High heat flux tests in support of the 3D computational modelling of melting for the EU-DEMO first wall limiters
The EU-DEMO first wall protection strategy relies on limiter components to face both normal and off-normal plasma transient events. The heat loads during these events are likely to damage the breeding blanket first wall otherwise. Since tungsten is the preferred plasma-facing material for EU-DEMO, the plasma-facing component design of the limiters follows considerations based on heat transfer in solids undergoing phase change. The understanding of this problem has paved the way for a 1D thermal computational modelling in Matlab (TARTIFL&TTE [1]), which has then been improved and extended to 3D geometries within a
Multiphysics environment.
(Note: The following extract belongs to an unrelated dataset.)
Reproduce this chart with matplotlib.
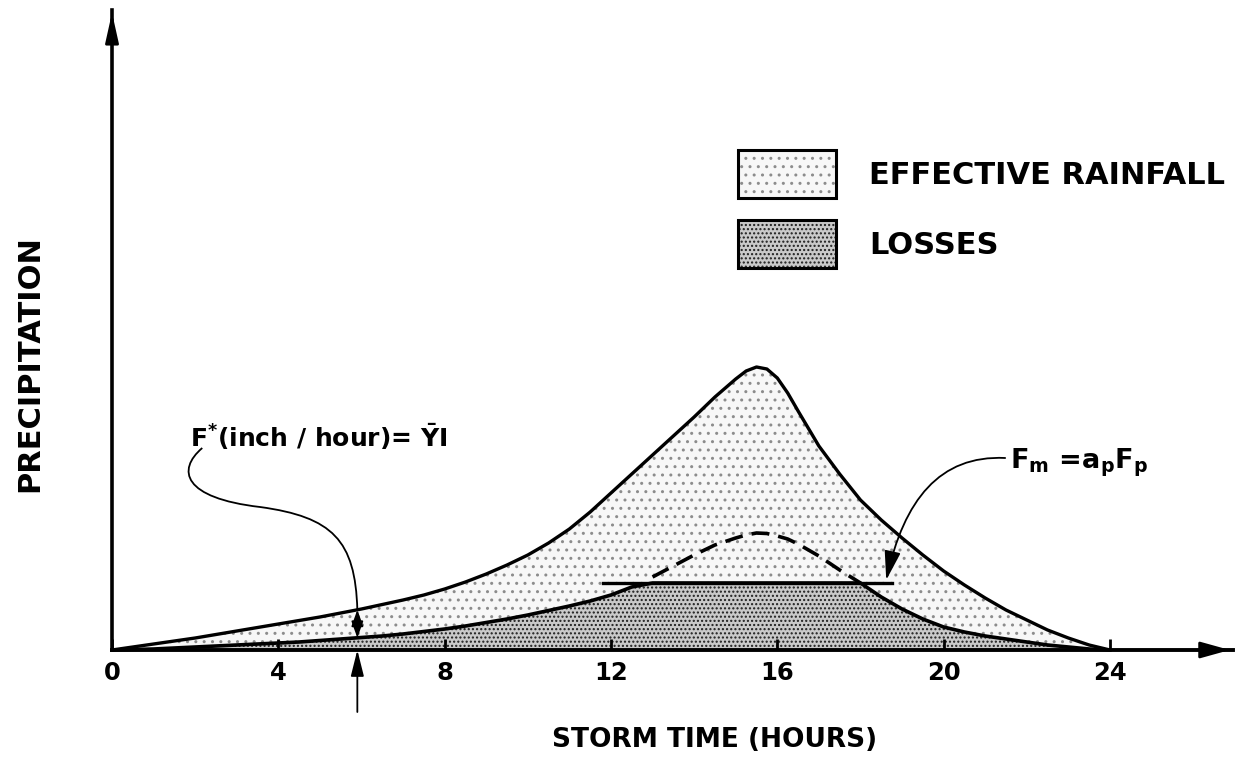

Hence, the 3D-TARTIFL&TTE implementation in COMSOL Multiphysics [2].
Although the validation has already started with a few data available in literature described in the companion paper [2], dedicated experiments have been performed in the Garching LArge DIvertor Sample Test Facility (GLADIS) for melting studies. Carried out as a joint activity between EUROfusion and UKAEA, its aim is generating a traceable and controlled experimental database in support of heat transfer studies in solid components undergoing phase change. They are here used in support of the 3D-TARTIFL&TTE validation benchmark.
To broaden the database, three different materials have been chosen, i.e. TZM, tungsten, and AISI-316 grade. The requirements defining the experiments comply with the hypotheses behind 3D-TARTIFL&TTE, for it to be able to reproduce the experimental shots. Therefore, uniform heat flux on the surface is provided by the H neutral beam on the footprint and loading time and heat flux magnitude have been chosen such that only melting is reached. This allows the liquid metal to stay in place once formed. No attempts to reach vaporization have been made, since the vertical position of the target promotes the molten layer sliding under
gravity effects. Measured and modelled results show good agreement during the melting phase. As a stepwise benchmark, validation will be sought also under vaporization events. Future work is focussed on addressing this last point.
[1] M.L.Richiusa et al., Rationale behind EU-DEMO limiter’s plasma-facing component design
under material phase change. IEEE Transaction on Plasma Science.
[2] M.L.Richiusa et al., Advances in material phase change modelling approach for EU-DEMO
limiter’s plasma-facing components. Under review in Fusion Engineering and Design.